Initial filter install

Initial filter install

This past Saturday, with help from my brother-in-law, Rob, and my father-in-law, Mike, we got the water filter re-configured with the valves vertical rather than inline with the filter. We also got the venting installed for the water heater and the water heater connected to the filter. Sunday, with Dean’s help, we connected the panel to the existing water supply and plumbing, replacing the incoming water line, the spigot and starting the new runs up to the second floor. After checking all the solder joints for leaks and adding more nylon tape the pre- and post-filter housings, we turned on the water heater. I took a shower in hot, clean water and we drank several glasses of the best tasting tap water I’ve ever had.

Revised filter plumbing

Revised filter plumbing

Like all projects, it wasn’t without its share of frustrations. Just for the plumbing install (not counting the panel build) there were nine trips to the hardware store. In the future I’m going to stock up on ¾” 45° elbows since they seemed to be in perpetual short supply. Drilling through the wall to install the vents was a challenge. I had expected the plumber to bring his hole saw, but when he forgot it I wound up buying bits and even a new drill, since my rotary hammer is SDS-plus and the local stores don’t sell hole bits or a chuck for it.

New water heater

New water heater

As is often the case, I’m grateful to the friends and family that made the project possible. A big thanks to Mike, Rob, and Dean for all their help! With the new water heater installed I can finally get the old one out of the way and put in the second panel section. That will make way for the boiler installation so we can have heat this winter.

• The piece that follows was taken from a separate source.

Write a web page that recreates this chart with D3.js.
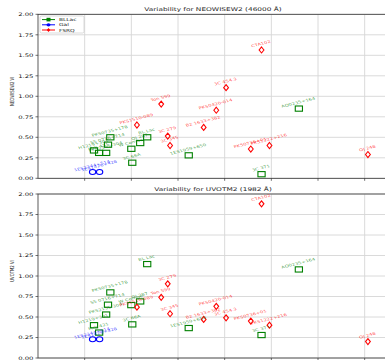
<!DOCTYPE html>
<html>
<head>
<meta charset="utf-8">
<script src="https://cdn.jsdelivr.net/npm/d3@7"></script>
<style>
  body { margin: 0; background: #fff; }
  text { font-family: "DejaVu Sans", sans-serif; }
</style>
</head>
<body>
<div id="chart"></div>
<script>
// sources, their class and a shared x position
const names = ['PKS0735+178', 'S5 0716+714', 'PKS2155-304', 'H1219+301', 'Mrk 421', 'W Comae', 'OJ 287',
  '3C 66A', 'BL Lac', '1ES1959+650', 'AO0235+164', '3C 371',
  'Ton 599', 'PKS1510-089', '3C 279', '3C 345', 'CTA102', '3C 454.3', 'PKS0420-014', 'B2 1633+382',
  'PKS0736+01', 'PKS1222+216', 'OJ 248',
  '1ES2344+514', '1ES1426+428'];
const srcClass = ['BLLac', 'BLLac', 'BLLac', 'BLLac', 'BLLac', 'BLLac', 'BLLac',
  'BLLac', 'BLLac', 'BLLac', 'BLLac', 'BLLac',
  'FSRQ', 'FSRQ', 'FSRQ', 'FSRQ', 'FSRQ', 'FSRQ', 'FSRQ', 'FSRQ',
  'FSRQ', 'FSRQ', 'FSRQ',
  'Gal', 'Gal'];
const xPos = [1.55, 1.50, 1.46, 1.20, 1.31, 2.00, 2.19,
  2.02, 2.34, 3.23, 5.59, 4.79,
  2.64, 2.12, 2.78, 2.83, 4.79, 4.03, 3.82, 3.55,
  4.56, 4.96, 7.07,
  1.17, 1.32];
const varW2 = [0.50, 0.41, 0.31, 0.34, 0.31, 0.36, 0.43,
  0.19, 0.50, 0.28, 0.85, 0.05,
  0.905, 0.65, 0.515, 0.40, 1.565, 1.105, 0.83, 0.62,
  0.357, 0.40, 0.29,
  0.077, 0.077];
const varM2 = [0.80, 0.65, 0.53, 0.40, 0.31, 0.645, 0.69,
  0.41, 1.145, 0.365, 1.08, 0.28,
  0.74, 0.62, 0.905, 0.54, 1.88, 0.49, 0.63, 0.47,
  0.45, 0.40, 0.20,
  0.228, 0.228];
const classes = ['BLLac', 'Gal', 'FSRQ'];
const yTicks = [0, 0.25, 0.5, 0.75, 1.0, 1.25, 1.5, 1.75, 2.0];
const xGrid = [1, 2, 3, 4, 5, 6, 7];
const panels = [
  { title: 'Variability for NEOWISEW2 (46000 Å)', ylabel: 'NEOWISEW2 VI', values: varW2 },
  { title: 'Variability for UVOTM2 (1982 Å)', ylabel: 'UVOTM2 VI', values: varM2 }
];

const W = 385, H = 360;
const color = d3.scaleOrdinal().domain(classes).range(['#008000', '#0000ff', '#ff0000']);
const SQ = 0.7; // vertical squash of the picture

const svg = d3.select('#chart').append('svg').attr('width', W).attr('height', H);

const x = d3.scaleLinear().domain([0, 7.5]).range([38, 388]);
const tops = [14.3, 194];
const ph = 164;

// text helper: squashed vertically
function sText(g, tx, ty, str, size, anchor, rot, fill) {
  return g.append('text')
    .attr('transform', `translate(${tx},${ty}) scale(1,${SQ}) rotate(${rot || 0})`)
    .attr('text-anchor', anchor)
    .attr('font-size', size)
    .attr('fill', fill || '#222')
    .text(str);
}

function marker(g, cls, px, py) {
  const c = color(cls);
  if (cls === 'BLLac') {
    g.append('rect').attr('x', px - 3.6).attr('y', py - 2.6).attr('width', 7.2).attr('height', 5.2)
      .attr('fill', 'none').attr('stroke', c).attr('stroke-width', 1.1);
  } else if (cls === 'Gal') {
    g.append('ellipse').attr('cx', px).attr('cy', py).attr('rx', 3.2).attr('ry', 2.5)
      .attr('fill', 'none').attr('stroke', c).attr('stroke-width', 1.1);
  } else {
    g.append('path').attr('d', `M${px},${py - 3}L${px + 2.4},${py}L${px},${py + 3}L${px - 2.4},${py}Z`)
      .attr('fill', 'none').attr('stroke', c).attr('stroke-width', 1.1);
  }
}

panels.forEach((p, k) => {
  const top = tops[k];
  const y = d3.scaleLinear().domain([0, 2]).range([top + ph, top]);
  const g = svg.append('g');

  // grid
  g.selectAll('.hg').data(yTicks).enter().append('line')
    .attr('x1', x(0)).attr('x2', x(7.5)).attr('y1', d => y(d)).attr('y2', d => y(d))
    .attr('stroke', '#d6d6d6').attr('stroke-width', 0.9);
  g.selectAll('.vg').data(xGrid).enter().append('line')
    .attr('x1', d => x(d)).attr('x2', d => x(d)).attr('y1', y(0)).attr('y2', y(2))
    .attr('stroke', '#d6d6d6').attr('stroke-width', 0.9);

  // frame
  g.append('rect').attr('x', x(0)).attr('y', y(2)).attr('width', x(7.5) - x(0)).attr('height', ph)
    .attr('fill', 'none').attr('stroke', '#333').attr('stroke-width', 0.8);

  // y ticks
  yTicks.forEach(t => {
    g.append('line').attr('x1', x(0) - 2.5).attr('x2', x(0)).attr('y1', y(t)).attr('y2', y(t))
      .attr('stroke', '#333').attr('stroke-width', 0.7);
    sText(g, x(0) - 4.5, y(t) + 1.7, d3.format('.2f')(t), 6.9, 'end');
  });
  // x ticks
  xGrid.forEach(t => {
    g.append('line').attr('x1', x(t)).attr('x2', x(t)).attr('y1', y(0)).attr('y2', y(0) + 2.5)
      .attr('stroke', '#333').attr('stroke-width', 0.7);
  });

  sText(g, 213, top - 3, p.title, 7.4, 'middle');
  sText(g, 13.5, top + ph / 2 - 5, p.ylabel, 5.5, 'middle', -90);

  // points and labels
  names.forEach((n, i) => {
    const px = x(xPos[i]), py = y(p.values[i]);
    marker(g, srcClass[i], px, py);
  });
  names.forEach((n, i) => {
    const px = x(xPos[i]), py = y(p.values[i]);
    sText(g, px, py - 5, n, 5.3, 'middle', -20, color(srcClass[i])).attr('fill-opacity', 0.72);
  });

  // legend
  if (k === 0) {
    const lg = g.append('g');
    lg.append('rect').attr('x', 40).attr('y', 16).attr('width', 44).attr('height', 17).attr('rx', 1.5)
      .attr('fill', '#fff').attr('fill-opacity', 0.85).attr('stroke', '#ccc').attr('stroke-width', 0.7);
    classes.forEach((c, j) => {
      const ly = 19.6 + j * 5.2;
      lg.append('line').attr('x1', 42).attr('x2', 55).attr('y1', ly).attr('y2', ly)
        .attr('stroke', color(c)).attr('stroke-width', 1);
      if (c === 'BLLac') {
        lg.append('rect').attr('x', 46.5).attr('y', ly - 1.8).attr('width', 4).attr('height', 3.6).attr('fill', color(c));
      } else if (c === 'Gal') {
        lg.append('ellipse').attr('cx', 48.5).attr('cy', ly).attr('rx', 2).attr('ry', 1.6).attr('fill', color(c));
      } else {
        lg.append('path').attr('d', `M48.5,${ly - 2}L50.2,${ly}L48.5,${ly + 2}L46.8,${ly}Z`).attr('fill', color(c));
      }
      sText(lg, 59, ly + 1.5, c, 5.9, 'start');
    });
  }
});
</script>
</body>
</html>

Window Installation Planning

A couple months ago we ordered our new windows for the first floor. Since then I’ve been mulling over how we’ll install them. One of the challenges of our house remodel is the order we chose to do it. Rather than do it the “right” way, we complicated things in two ways. First, we’re living in the house while we’re rehabbing, which complicates things like our plumbing and HVAC. Second, we’re doing the inside first, the outside second, and the basement last, which complicates things like our mechanical room in the basement and the windows.

Window removed

Existing window framing

When our house was built, they put up the stud walls, put on the sheathing, then came back and cut holes in the wall and put windows into them. This is a strange way to go about things. It means that there is no structural support that carries the load around the windows. In order to put in new windows we have to re-build the opening with proper modern framing. That means a header, king studs, jack studs, the whole works.

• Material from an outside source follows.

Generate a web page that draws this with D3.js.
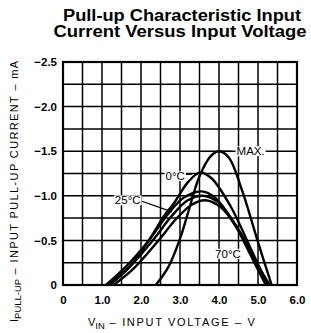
<!DOCTYPE html>
<html>
<head>
<meta charset="utf-8">
<script src="https://cdn.jsdelivr.net/npm/d3@7"></script>
<style>
    html, body { margin: 0; padding: 0; background: #fff; }
    svg { display: block; }
    text { font-family: "Liberation Sans", Arial, sans-serif; fill: #000; }
</style>
</head>
<body>
<div id="chart"></div>
<script>
const WIDTH  = 311;
const HEIGHT = 333;

// Axis ticks
const xTicks = [0, 1, 2, 3, 4, 5, 6];
const yTicks = [0, -0.5, -1.0, -1.5, -2.0, -2.5];

// Curves: [V_IN, I_PULL-UP mA]
const seriesNames = ["MAX.", "0°C", "25°C-a", "25°C-b", "70°C"];
const curveMax  = [[2.38, 0], [2.7, -0.2], [3.0, -0.52], [3.2, -0.8], [3.5, -1.22], [3.8, -1.45], [4.0, -1.5], [4.25, -1.43], [4.6, -1.05], [5.0, -0.48], [5.35, 0]];
const curve0C   = [[1.2, 0], [1.7, -0.2], [2.2, -0.5], [2.6, -0.78], [2.85, -0.92], [3.2, -1.15], [3.5, -1.26], [3.8, -1.2], [4.3, -0.88], [4.8, -0.42], [5.25, 0]];
const curve25a  = [[1.1, 0], [1.6, -0.2], [2.2, -0.5], [2.7, -0.8], [3.1, -0.98], [3.55, -1.05], [3.9, -0.98], [4.4, -0.68], [4.85, -0.3], [5.2, 0]];
const curve25b  = [[1.15, 0], [1.7, -0.2], [2.3, -0.5], [2.8, -0.78], [3.2, -0.95], [3.6, -1.0], [4.0, -0.92], [4.5, -0.62], [4.95, -0.25], [5.25, 0]];
const curve70C  = [[1.3, 0], [1.8, -0.18], [2.45, -0.5], [2.9, -0.74], [3.3, -0.9], [3.65, -0.95], [4.05, -0.87], [4.55, -0.58], [5.0, -0.22], [5.3, 0]];
const seriesValues = [curveMax, curve0C, curve25a, curve25b, curve70C];

// Labels and their pointers: [text, V, I, pointer from [V, I] to [V, I]]
const labels = [
    ["MAX.",  4.45, -1.5,  [[4.03, -1.5],  [4.3, -1.5]]],
    ["0°C",   2.63, -1.22, [[3.0, -1.24],  [3.3, -1.24]]],
    ["25°C",  1.33, -0.95, [[1.95, -0.95], [2.8, -0.82]]],
    ["70°C",  3.9,  -0.35, null]
];

const margin = { top: 62, left: 63 };

const svg = d3.select("#chart")
    .append("svg")
    .attr("width", WIDTH)
    .attr("height", HEIGHT);

// Title
const title = svg.append("text")
    .attr("text-anchor", "middle")
    .attr("font-weight", "bold")
    .attr("font-size", 16)
    .attr("lengthAdjust", "spacingAndGlyphs");
title.append("tspan").attr("x", 182).attr("y", 21)
    .attr("textLength", 238).attr("lengthAdjust", "spacingAndGlyphs")
    .text("Pull-up Characteristic Input");
title.append("tspan").attr("x", 180).attr("y", 37)
    .attr("textLength", 253).attr("lengthAdjust", "spacingAndGlyphs")
    .text("Current Versus Input Voltage");

const g = svg.append("g")
    .attr("transform", `translate(${margin.left},${margin.top})`);

const x = d3.scaleLinear().domain([0, 6]).range([0, 234]);
const y = d3.scaleLinear().domain([0, -2.5]).range([223, 0]);

// Grid
g.append("g")
    .selectAll("line")
    .data(d3.range(0, 13).map((i) => i * 0.5))
    .join("line")
    .attr("x1", (d) => x(d)).attr("x2", (d) => x(d))
    .attr("y1", 0).attr("y2", y(0))
    .attr("stroke", "#000")
    .attr("stroke-width", 1.5);

g.append("g")
    .selectAll("line")
    .data(d3.range(0, 11).map((i) => -i * 0.25))
    .join("line")
    .attr("x1", 0).attr("x2", x(6))
    .attr("y1", (d) => y(d)).attr("y2", (d) => y(d))
    .attr("stroke", "#000")
    .attr("stroke-width", 1.5);

g.append("rect")
    .attr("x", 0).attr("y", 0)
    .attr("width", x(6)).attr("height", y(0))
    .attr("fill", "none")
    .attr("stroke", "#000")
    .attr("stroke-width", 2.2);

// Axes (labels only)
const xAxis = g.append("g")
    .attr("transform", `translate(0,${y(0)})`)
    .call(d3.axisBottom(x).tickValues(xTicks).tickSize(0).tickPadding(11)
        .tickFormat((d) => d === 0 ? "0" : d3.format(".1f")(d)));

const yAxis = g.append("g")
    .call(d3.axisLeft(y).tickValues(yTicks).tickSize(0).tickPadding(6)
        .tickFormat((d) => d === 0 ? "0" : "\u2212" + d3.format(".1f")(-d)));

[xAxis, yAxis].forEach((a) => {
    a.select(".domain").remove();
    a.selectAll("text")
        .attr("font-family", "Liberation Sans, Arial, sans-serif")
        .attr("font-size", 11.5)
        .attr("font-weight", "bold")
        .attr("fill", "#000");
});

// Curves
const line = d3.line()
    .x((d) => x(d[0]))
    .y((d) => y(d[1]))
    .curve(d3.curveCatmullRom.alpha(0.5));

g.append("g")
    .selectAll("path")
    .data(seriesValues)
    .join("path")
    .attr("d", line)
    .attr("fill", "none")
    .attr("stroke", "#000")
    .attr("stroke-width", 2.4);

// Labels with white background and pointers
labels.forEach(([text, lv, li, ptr]) => {
    if (ptr) {
        g.append("line")
            .attr("x1", x(ptr[0][0])).attr("y1", y(ptr[0][1]))
            .attr("x2", x(ptr[1][0])).attr("y2", y(ptr[1][1]))
            .attr("stroke", "#000")
            .attr("stroke-width", 1.2);
    }
    const t = g.append("text")
        .attr("x", x(lv))
        .attr("y", y(li))
        .attr("dy", "0.35em")
        .attr("font-size", 11.5)
        .text(text);
    const bb = t.node().getBBox();
    g.insert("rect", () => t.node())
        .attr("x", bb.x - 1).attr("y", bb.y + 1)
        .attr("width", bb.width + 2).attr("height", bb.height - 2)
        .attr("fill", "#fff");
});

// Axis titles
const yTitle = svg.append("text")
    .attr("transform", "translate(18,322) rotate(-90)")
    .attr("font-size", 11);
yTitle.append("tspan").text("I");
yTitle.append("tspan").attr("dy", 3).attr("font-size", 9.5).text("PULL-UP");
yTitle.append("tspan").attr("dy", -3)
    .attr("textLength", 218).attr("lengthAdjust", "spacing")
    .text(" \u2013 INPUT PULL-UP CURRENT \u2013 mA");

const xTitle = svg.append("text")
    .attr("x", 88)
    .attr("y", 326)
    .attr("font-size", 11);
xTitle.append("tspan").text("V");
xTitle.append("tspan").attr("dy", 3).attr("font-size", 9.5).text("IN");
xTitle.append("tspan").attr("dy", -3)
    .attr("textLength", 150).attr("lengthAdjust", "spacing")
    .text(" \u2013 INPUT VOLTAGE \u2013 V");
</script>
</body>
</html>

Window framing (new framing in white)

Window framing (new framing in white)

In addition, we’re planning to put two inches of rigid foam insulation on the outside of the house, which means we’re building out plywood window boxes to align with that future edge. In order to install the window properly and make it weather-tight, we need to flash it properly by adding a sill pan and taping it to the foam (that isn’t there yet) then installing the window and taping that to the foam. In short, there needs to be foam.

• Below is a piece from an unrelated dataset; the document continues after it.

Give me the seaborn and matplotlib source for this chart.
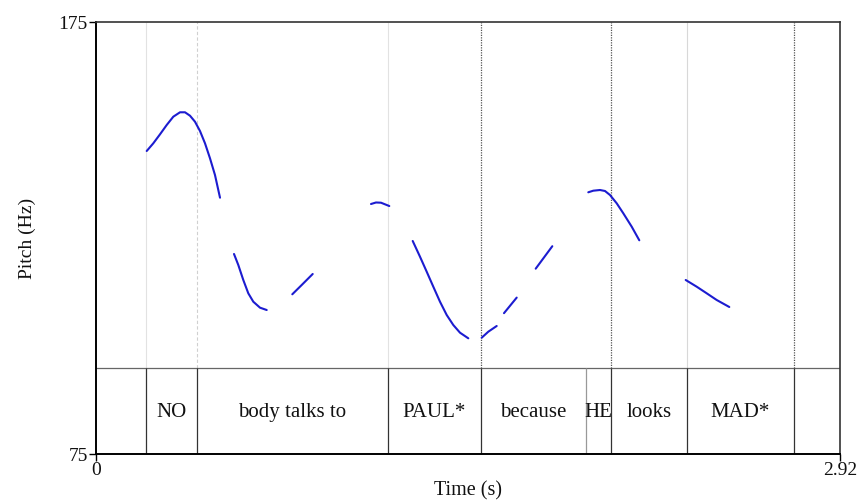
import matplotlib
matplotlib.use("Agg")
import matplotlib.pyplot as plt
import seaborn as sns
import pandas as pd

# ---- data ----
seg_times = [
    [0.1990, 0.2249, 0.2512, 0.2775, 0.3034, 0.3297, 0.3493, 0.3689, 0.3885,
     0.4081, 0.4278, 0.4474, 0.4670, 0.4867],
    [0.5416, 0.5585, 0.5781, 0.5977, 0.6174, 0.6437, 0.6700],
    [0.7704, 0.8073, 0.8505],
    [1.0793, 1.0989, 1.1185, 1.1511],
    [1.2430, 1.2716, 1.2979, 1.3238, 1.3501, 1.3764, 1.4023, 1.4286, 1.4612],
    [1.5138, 1.5397, 1.5726],
    [1.6013, 1.6511],
    [1.7257, 1.7909],
    [1.9321, 1.9517, 1.9780, 1.9977, 2.0173, 2.0436, 2.0695, 2.1025, 2.1323],
    [2.3144, 2.3575, 2.3968, 2.4360, 2.4855],
]
seg_pitch = [
    [145.14, 146.92, 149.00, 151.16, 153.08, 154.10, 154.10, 153.31, 151.92,
     149.77, 146.92, 143.45, 139.58, 134.33],
    [121.30, 118.75, 115.28, 112.20, 110.25, 108.87, 108.33],
    [111.97, 114.12, 116.67],
    [132.87, 133.22, 133.17, 132.40],
    [124.31, 120.67, 117.20, 113.73, 110.25, 107.18, 104.86, 103.08, 101.78],
    [101.92, 103.31, 104.63],
    [107.6, 111.2],
    [117.9, 123.1],
    [135.58, 135.95, 136.11, 135.88, 134.95, 133.03, 130.72, 127.62, 124.47],
    [115.28, 113.73, 112.20, 110.65, 109.03],
]
boundaries = [0.196, 0.396, 1.146, 1.511, 1.923, 2.021, 2.319, 2.739]
words = ["NO", "body talks to", "PAUL*", "because", "HE", "looks", "MAD*"]
x_range = [0, 2.92]
y_range = [75, 175]
xlabel = "Time (s)"
ylabel = "Pitch (Hz)"

# ---- build table ----
rows = []
for i, (ts, ps) in enumerate(zip(seg_times, seg_pitch)):
    for t, p in zip(ts, ps):
        rows.append({"time": t, "pitch": p, "seg": i})
df = pd.DataFrame(rows)

sns.set_theme(style="white")
plt.rcParams["font.family"] = ["Liberation Serif", "DejaVu Serif"]

fig = plt.figure(figsize=(8.6, 5.01), dpi=100)
ax = fig.add_axes([96 / 860, 47 / 501, 744 / 860, 432 / 501])

tier_top = 95.0

# upper boundary lines (only some)
upper_styles = {
    0: dict(color="#e2e2e2", ls="-", lw=0.8),
    1: dict(color="#d0d0d0", ls=(0, (3, 2)), lw=0.8),
    2: dict(color="#e2e2e2", ls="-", lw=0.8),
    3: dict(color="#555555", ls=(0, (1, 1)), lw=0.9),
    5: dict(color="#555555", ls=(0, (1, 1)), lw=0.9),
    6: dict(color="#d8d8d8", ls="-", lw=0.8),
    7: dict(color="#555555", ls=(0, (1, 1)), lw=0.9),
}
for i, st in upper_styles.items():
    ax.vlines(boundaries[i], tier_top, y_range[1], zorder=1, **st)

# tier
ax.axhline(tier_top, color="#666666", lw=0.9, zorder=2)
for i, b in enumerate(boundaries):
    c = "#999999" if i == 4 else "#333333"
    ax.vlines(b, y_range[0], tier_top, color=c, lw=0.9, zorder=2)
for i, w in enumerate(words):
    xc = (boundaries[i] + boundaries[i + 1]) / 2
    ax.text(xc, (y_range[0] + tier_top) / 2 - 0.5, w, ha="center", va="center",
            fontsize=15, color="#111111")

# pitch contour
sns.lineplot(data=df, x="time", y="pitch", units="seg", estimator=None,
             color="#1c1cd0", lw=1.5, ax=ax, zorder=3, sort=False)
for ln in ax.lines:
    ln.set_solid_joinstyle("round")
    ln.set_solid_capstyle("round")

ax.set_xlim(*x_range)
ax.set_ylim(*y_range)
ax.set_xticks(x_range)
ax.set_xticklabels(["0", "2.92"])
ax.set_yticks(y_range)
ax.set_yticklabels(["75", "175"])
ax.tick_params(axis="both", which="both", direction="out", length=5, width=1,
               color="black", labelsize=14, pad=1, left=True, bottom=True)
for lab in ax.get_yticklabels() + ax.get_xticklabels():
    lab.set_color("#111111")
ax.set_xlabel(xlabel, fontsize=14.5, color="#111111", labelpad=1.5)
ax.set_ylabel(ylabel, fontsize=14, color="#111111", labelpad=16)
for s in ["left", "bottom"]:
    ax.spines[s].set_color("black")
    ax.spines[s].set_linewidth(1.4)
for s in ["top", "right"]:
    ax.spines[s].set_color("#333333")
    ax.spines[s].set_linewidth(1.2)
ax.grid(False)

fig.savefig("out.png", dpi=100)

This means in addition to removing and re-framing the window opening, we need to remove six inches to a foot of siding around the windows, add house wrap and two inches of foam, then install the sill pan and window and flash it all properly. In a few years when we re-side the outside, we’ll tape the house wrap and foam around the windows to the rest as we go.

Rigid insulation around window opening

Rigid insulation and house wrap around window opening (existing siding not shown)

We’ll be picking up the windows this Saturday, along with some of the materials we need. We’ll probably be sitting on them for a little bit while we work on the mechanical room, but we do want to get them in while the weather is still nice.